Hidden Lane Café-Gallery

The Hidden Lane doesn’t do location, location, location. Start in the ramshackle stretch of Argyle Street between Finnieston and Kelvingrove Museum and Art Gallery where there’s a growing and diverse range of small, independent bars and dining spots such as Lebowski's, Kokuryo and Fanny Trollope's. Places such as The Sisters and Mother India are a block away.
Keep a sharp eye out for a narrow entrance way under some tenements, the kind which would once have led to some oily car mechanic garages and metalworkers. Go through it and you’ll find a little enclave of mews, workshops and units filled by small design studios, picture framers and other creative types. There’s nothing glamorous here: the cobbles are uneven, concrete slabs are cracked and drainpipes leak, but it’s quiet, alternative and intriguing. Tucked onto a gable end in a sunny corner is a tall, conservatory-like structure. A couple of demure signs announce this as the Hidden Lane Café-Gallery.
It’s run by Gill Millar, and is the kind of place that smacks of tentatively nurtured dream rather than grand masterplan. A single page menu, served from a galley kitchen on the ground floor, currently offers sandwiches, a soup of the day, a dish of the day (Spanish tortilla perhaps, or a chilli con carne, or Moroccan meatballs), snacking platters, milkshakes and home-baked cakes. Up a pine stairway is a mezzanine level with wicker furniture and sufficient wall space to exhibit artwork. The programme of regular poetry readings, art previews and jazz sessions is increasing all the time.

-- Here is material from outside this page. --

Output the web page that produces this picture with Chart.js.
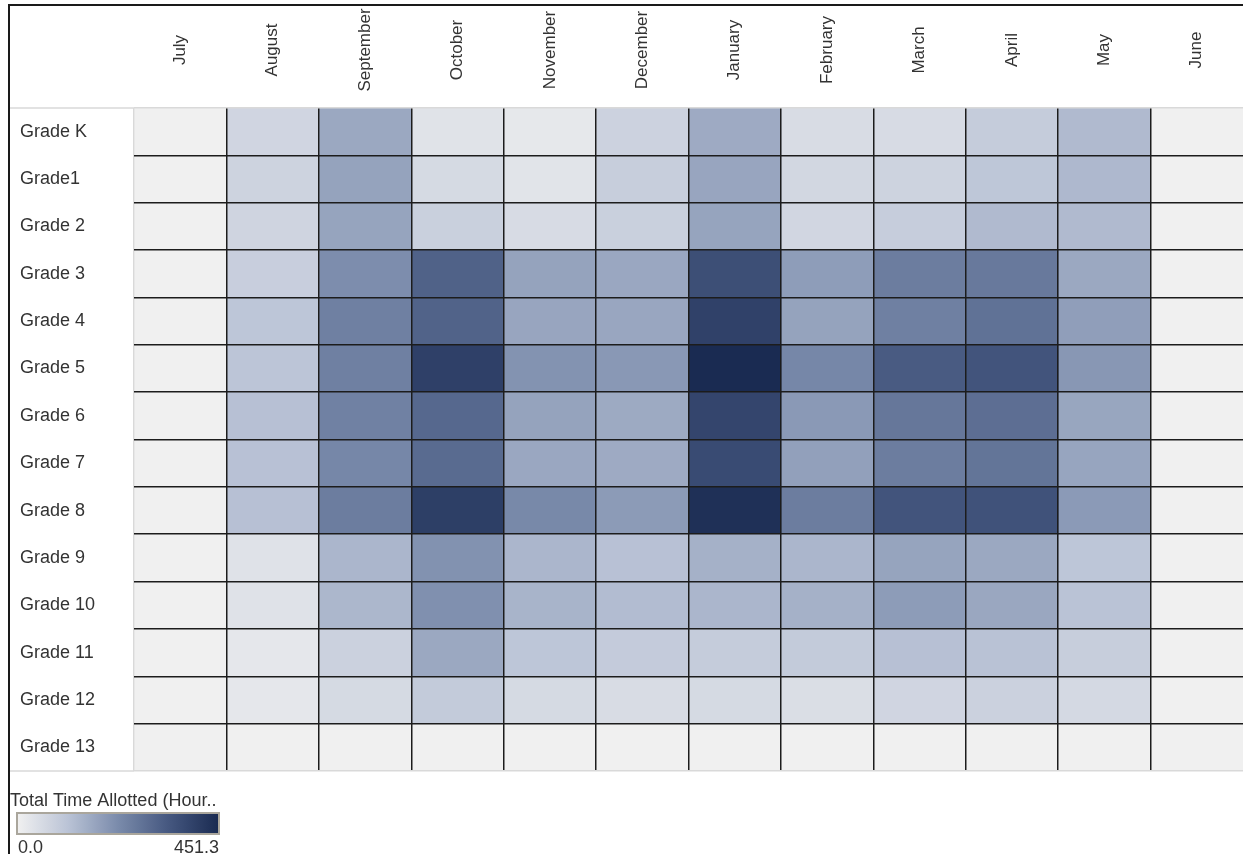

The décor ranges from plants and fairylights to bits of naff junk and exposed plumbing. If you want to eat outside (and on a good day the sun streams in) just drag your chair outside. The coffee and tea is organic but there’s also a hanging net stuffed with packets of Golden Wonder crisps. There’s no license but there is free wi-fi, although networking here also means neighbours popping in for a coffee and wandering back to their iMac carefully clutching their cup and saucer.
The menu may well evolve if Millar’s plans to open in the evenings come to fruition this autumn. For now the food is nothing outstanding but it’s respectable enough, it’s freshly made on a small scale and it suits the low-key style of the place. There are kinder things you can do to a homemade scone than microwave it, but the fact that such practices are there for all to see is itself a declaration of the simple honesty of the place.
There are, inevitably, funkier, cooler, more stylish spots around the West End. There are more dynamic and ambitious menus. There are edgier galleries. None of them, however, do hidden.
8 Argyle Court, 1103 Argyle Street, Glasgow, 0141 564 1363,
www.thehiddenlane.co.uk. Open Mon–Fri 10am–10pm, Sat & Sun 1pm–10pm.
Also the cafe will host an open accoustic night with a slight leaning towards more ethnic and unusual instruments every Thursday from 7.30pm. Sandwiches from £2.90; daily specials £4.50.